[Instructions to follow]
Please copy out exactly, and only, the lines between the line with "Reproduce this chart with Apache ECharts." and the line with "const firstYearOffset = months.indexOf('Ene');", both included. Pictures are to be omitted.

Entries with chart source code
= = =

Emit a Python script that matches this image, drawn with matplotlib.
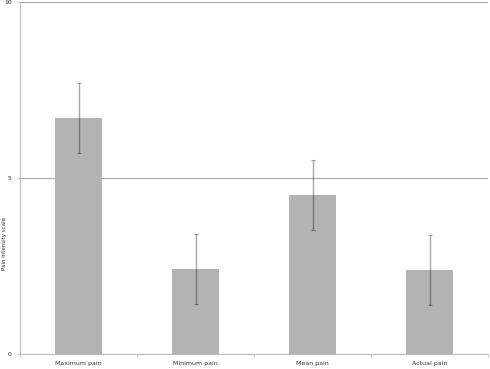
import numpy as np
import matplotlib
matplotlib.use('Agg')
import matplotlib.pyplot as plt

# data
categories = ['Maximum pain', 'Minimum pain', 'Mean pain', 'Actual pain']
means = [6.7, 2.42, 4.52, 2.38]
errors = [1.0, 1.0, 1.0, 1.0]
y_ticks = [0, 5, 10]

fig = plt.figure(figsize=(4.9, 3.69), dpi=100)
ax = fig.add_axes([20/490, 15/369, 468/490, 352/369])

x = np.arange(len(categories))
ax.bar(x, means, width=0.4, color='#b3b3b3', zorder=2)
ax.errorbar(x, means, yerr=errors, fmt='none', ecolor='black', alpha=0.35,
            elinewidth=1.0, capsize=1.2, capthick=0.8, zorder=3)

ax.set_xlim(-0.5, len(categories) - 0.5)
ax.set_ylim(0, 10)
ax.set_yticks(y_ticks)
ax.set_yticklabels([str(t) for t in y_ticks], fontsize=4.5, color='#333333')
ax.set_xticks(x)
ax.set_xticklabels(categories, fontsize=4.5, color='#333333')
ax.tick_params(axis='x', length=0, pad=5)
ax.tick_params(axis='y', length=2, width=0.6, color='#bbbbbb', pad=4)
# small ticks between categories on the x axis
ax.set_xticks(np.arange(-0.5, len(categories)), minor=True)
ax.tick_params(axis='x', which='minor', length=2, width=0.6, color='#bbbbbb')

ax.yaxis.grid(True, color='#aaaaaa', linewidth=0.8, zorder=0)
ax.set_axisbelow(True)
for s in ['top', 'right']:
    ax.spines[s].set_visible(False)
ax.spines['left'].set_color('#bbbbbb')
ax.spines['bottom'].set_color('#bbbbbb')
ax.spines['left'].set_linewidth(0.8)
ax.spines['bottom'].set_linewidth(0.8)

fig.text(5/490, 1 - 244/369, 'Pain intensity scale', rotation=90, fontsize=4,
         color='#333333', ha='center', va='center')

fig.savefig('out.png', dpi=100)
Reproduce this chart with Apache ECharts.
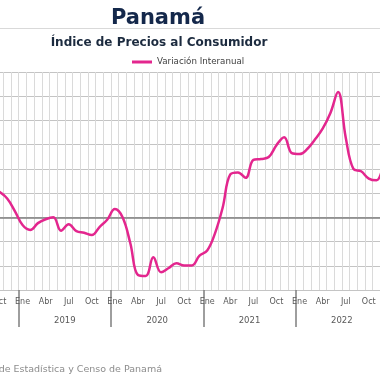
<!DOCTYPE html>
<html>
<head>
<meta charset="utf-8">
<script src="https://cdn.jsdelivr.net/npm/echarts@6/dist/echarts.min.js"></script>
<style>
html,body{margin:0;padding:0;background:#fff;}
#c{width:380px;height:380px;}
</style>
</head>
<body>
<div id="c"></div>
<script>
// Months from Oct 2018 to Dec 2022
const months = ['Oct','Nov','Dic',
  'Ene','Feb','Mar','Abr','May','Jun','Jul','Ago','Sep','Oct','Nov','Dic',
  'Ene','Feb','Mar','Abr','May','Jun','Jul','Ago','Sep','Oct','Nov','Dic',
  'Ene','Feb','Mar','Abr','May','Jun','Jul','Ago','Sep','Oct','Nov','Dic',
  'Ene','Feb','Mar','Abr','May','Jun','Jul','Ago','Sep','Oct','Nov','Dic'];
const years = ['2019','2020','2021','2022'];
// Variación interanual (%)
const variacion = [1.05, 0.78, 0.26,
  -0.32, -0.52, -0.24, -0.08, 0.0, -0.55, -0.29, -0.57, -0.64, -0.73, -0.40, -0.10,
  0.34, 0.0, -1.06, -2.38, -2.42, -1.65, -2.27, -2.09, -1.90, -1.99, -1.99, -1.58,
  -1.37, -0.67, 0.39, 1.77, 1.85, 1.63, 2.37, 2.41, 2.49, 2.98, 3.31, 2.65,
  2.61, 2.82, 3.21, 3.66, 4.30, 5.17, 3.30, 2.00, 1.90, 1.60, 1.53, 2.40];
const seriesName = 'Variación Interanual';
const titleText = 'Panamá';
const subtitleText = 'Índice de Precios al Consumidor';
const sourceText = 'Fuente: Instituto Nacional de Estadística y Censo de Panamá';

const firstYearOffset = months.indexOf('Ene'); // months before first January

const chart = echarts.init(document.getElementById('c'), null, {renderer: 'canvas'});
const option = {
  backgroundColor: '#ffffff',
  animation: false,
  textStyle: {fontFamily: 'DejaVu Sans'},
  legend: {
    data: [seriesName],
    left: 127,
    top: 52.5,
    itemWidth: 20,
    itemHeight: 3,
    icon: 'rect',
    textStyle: {fontFamily: 'DejaVu Sans', fontSize: 8.7, color: '#404040'}
  },
  grid: {
    left: -4.38,
    right: -8.02,
    top: 72,
    bottom: 90,
    containLabel: false,
    outerBoundsMode: 'none'
  },
  xAxis: [{
    type: 'category',
    data: months,
    boundaryGap: true,
    position: 'bottom',
    axisLine: {show: false, onZero: false},
    axisTick: {
      show: true,
      length: 37,
      interval: function (idx) { return months[idx] === 'Ene'; },
      lineStyle: {color: '#7f7f7f', width: 1.5}
    },
    axisLabel: {
      interval: 2,
      margin: 8,
      fontFamily: 'DejaVu Sans',
      fontSize: 8,
      color: '#595959'
    },
    splitLine: {show: true, interval: 0, lineStyle: {color: '#dadada', width: 1}}
  }, {
    type: 'value',
    position: 'bottom',
    min: 0,
    max: months.length,
    interval: 3,
    offset: 18.5,
    axisLine: {show: false, onZero: false},
    axisTick: {show: false},
    splitLine: {show: false},
    axisLabel: {
      margin: 8,
      fontFamily: 'DejaVu Sans',
      fontSize: 8.5,
      color: '#595959',
      showMinLabel: true,
      showMaxLabel: true,
      formatter: function (v) {
        const k = (v - firstYearOffset - 6) / 12;
        return (Number.isInteger(k) && years[k]) ? years[k] : '';
      }
    }
  }],
  yAxis: {
    type: 'value',
    min: -3,
    max: 6,
    interval: 1,
    axisLine: {show: false},
    axisTick: {show: false},
    axisLabel: {show: false},
    splitLine: {show: true, lineStyle: {color: '#c4c4c4', width: 1}}
  },
  series: [{
    name: seriesName,
    type: 'line',
    xAxisIndex: 0,
    data: variacion,
    smooth: 0.4,
    symbol: 'none',
    z: 5,
    lineStyle: {color: '#e3268e', width: 2.5},
    itemStyle: {color: '#e3268e'},
    markLine: {
      silent: true,
      symbol: 'none',
      z: 1,
      label: {show: false},
      lineStyle: {color: '#7f7f7f', width: 1.5, type: 'solid'},
      data: [{yAxis: 0}]
    }
  }],
  graphic: [
    {type: 'line', shape: {x1: 0, y1: 28.5, x2: 380, y2: 28.5}, style: {stroke: '#d9d9d9', lineWidth: 1}},
    {type: 'text', x: 158, y: 18.5, style: {text: titleText, font: 'bold 21px "DejaVu Sans"', fill: '#14284b', align: 'center', verticalAlign: 'middle'}},
    {type: 'text', x: 159, y: 43, style: {text: subtitleText, font: 'bold 12px "DejaVu Sans"', fill: '#1c2b3f', align: 'center', verticalAlign: 'middle'}},
    {type: 'text', x: 162, y: 369.5, style: {text: sourceText, font: '9.5px "DejaVu Sans"', fill: '#8c8c8c', align: 'right', verticalAlign: 'middle'}}
  ]
};
chart.setOption(option);
</script>
</body>
</html>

= = =

[Answer below]
Reproduce this chart with Apache ECharts.
<!DOCTYPE html>
<html>
<head>
<meta charset="utf-8">
<script src="https://cdn.jsdelivr.net/npm/echarts@6/dist/echarts.min.js"></script>
<style>
html,body{margin:0;padding:0;background:#fff;}
#c{width:380px;height:380px;}
</style>
</head>
<body>
<div id="c"></div>
<script>
// Months from Oct 2018 to Dec 2022
const months = ['Oct','Nov','Dic',
  'Ene','Feb','Mar','Abr','May','Jun','Jul','Ago','Sep','Oct','Nov','Dic',
  'Ene','Feb','Mar','Abr','May','Jun','Jul','Ago','Sep','Oct','Nov','Dic',
  'Ene','Feb','Mar','Abr','May','Jun','Jul','Ago','Sep','Oct','Nov','Dic',
  'Ene','Feb','Mar','Abr','May','Jun','Jul','Ago','Sep','Oct','Nov','Dic'];
const years = ['2019','2020','2021','2022'];
// Variación interanual (%)
const variacion = [1.05, 0.78, 0.26,
  -0.32, -0.52, -0.24, -0.08, 0.0, -0.55, -0.29, -0.57, -0.64, -0.73, -0.40, -0.10,
  0.34, 0.0, -1.06, -2.38, -2.42, -1.65, -2.27, -2.09, -1.90, -1.99, -1.99, -1.58,
  -1.37, -0.67, 0.39, 1.77, 1.85, 1.63, 2.37, 2.41, 2.49, 2.98, 3.31, 2.65,
  2.61, 2.82, 3.21, 3.66, 4.30, 5.17, 3.30, 2.00, 1.90, 1.60, 1.53, 2.40];
const seriesName = 'Variación Interanual';
const titleText = 'Panamá';
const subtitleText = 'Índice de Precios al Consumidor';
const sourceText = 'Fuente: Instituto Nacional de Estadística y Censo de Panamá';

const firstYearOffset = months.indexOf('Ene'); // months before first January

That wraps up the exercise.